Key Takeaways
- Compass Point analyst Ed Engel launched coverage on Webull (BULL) with a Buy rating and $9 price target, representing potential gains of approximately 64%.
- Engel highlighted Webull’s expansion in prediction markets and cryptocurrency trading as primary catalysts through 2028.
- Webull’s valuation stands at approximately 20x earnings — comparable to Robinhood and Interactive Brokers — while delivering superior growth rates.
- Revenue climbed to $165.2M from $110.3M year-over-year, reflecting robust momentum from increased trading volumes.
- The average price target from five analysts reaches $13.00, though opinions remain divided with recent adjustments to ratings.
Wall Street delivered a fresh endorsement for Webull through Compass Point analyst Ed Engel, who launched coverage with a Buy rating and established a $9 price target. This projection indicates potential appreciation of roughly 64% from current levels.
Webull Corporation Class A Ordinary Shares, BULL
Engel positioned Webull as “a new name to watch” — characterizing the online brokerage as a company in the opening phases of its expansion trajectory.
Shares currently change hands around $5.48, significantly below the 52-week peak of $79.56. This substantial gap illustrates the considerable price swings shareholders have experienced.
Webull’s platform enables retail investors to trade stocks, ETFs, options, and cryptocurrencies through both mobile applications and desktop interfaces. The company operates in a competitive market yet has built a dedicated user base among frequent traders.
Engel’s optimistic outlook focuses on two emerging business segments: prediction markets and cryptocurrency trading. Both initiatives launched in 2025 and are anticipated to generate accelerated growth extending through 2028.
The analyst projects these divisions will enable Webull to outpace competitors like Robinhood (HOOD) and Interactive Brokers (IBKR) during the coming years.
Valuation Metrics and Revenue Momentum
Webull’s current valuation sits at approximately 20 times earnings — closely aligned with its more established rivals. Engel’s thesis centers on a straightforward premise: superior growth rates should eventually command premium valuation multiples rather than discounts.
Revenue performance demonstrates encouraging momentum. Webull’s latest financial results showed $165.2 million in revenue, representing an increase from $110.3 million in the prior-year period. This marks a substantial 50% year-over-year gain.
The expansion stemmed from elevated trading activity and improved user participation throughout the platform.
Engel anticipates the stock could experience valuation expansion as institutional investors direct greater attention toward Webull’s financial performance.

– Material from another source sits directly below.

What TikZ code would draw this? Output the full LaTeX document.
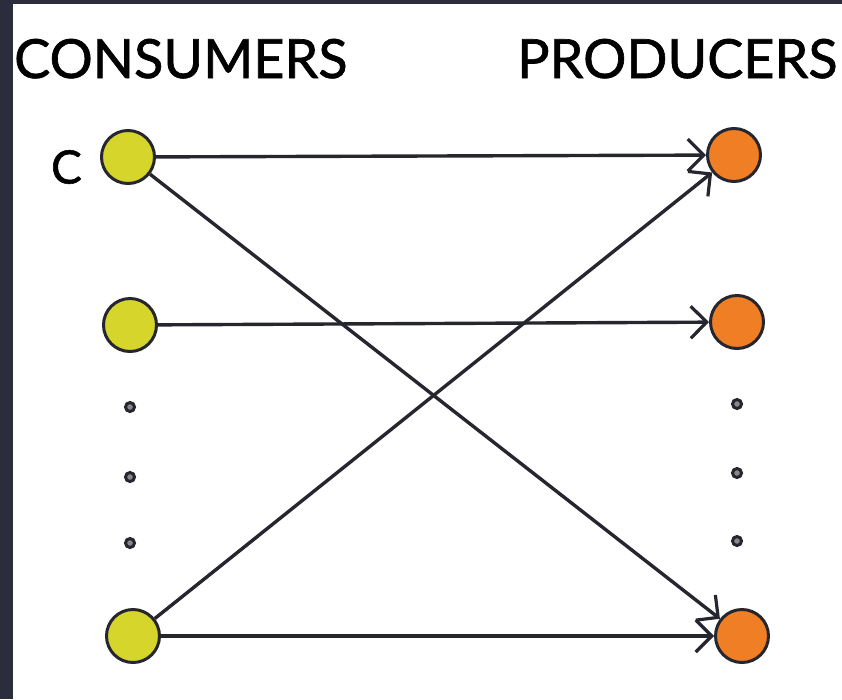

Currently, approximately 92.48% of outstanding shares are owned by hedge funds and institutional investors, indicating substantial support from sophisticated market participants.
Street Opinions Show Divergence
Engel’s enthusiasm finds mixed reception among Wall Street analysts. The aggregate consensus from five brokerage firms registers as “Moderate Buy,” though individual perspectives vary considerably.
The breakdown includes one analyst with a sell rating, one maintaining a hold stance, two recommending buy, and one advocating strong buy. The collective 12-month price target among this group averages $13.00.
Rosenblatt Securities recently adjusted its target downward from $15.00 to $12.00 while maintaining a buy recommendation. Zacks Research downgraded Webull from strong-buy to hold in February. Wall Street Zen shifted to a sell rating over the weekend.
Regarding institutional activity, multiple funds established new positions during recent quarters. Jones Financial Companies expanded its holdings by 860.7% in Q3. Legal & General Group, Osaic Holdings, and Tower Research Capital each initiated new stakes.
The stock’s 50-day moving average stands at $7.05 while the 200-day moving average sits at $9.81 — both exceeding the current trading price of $5.48.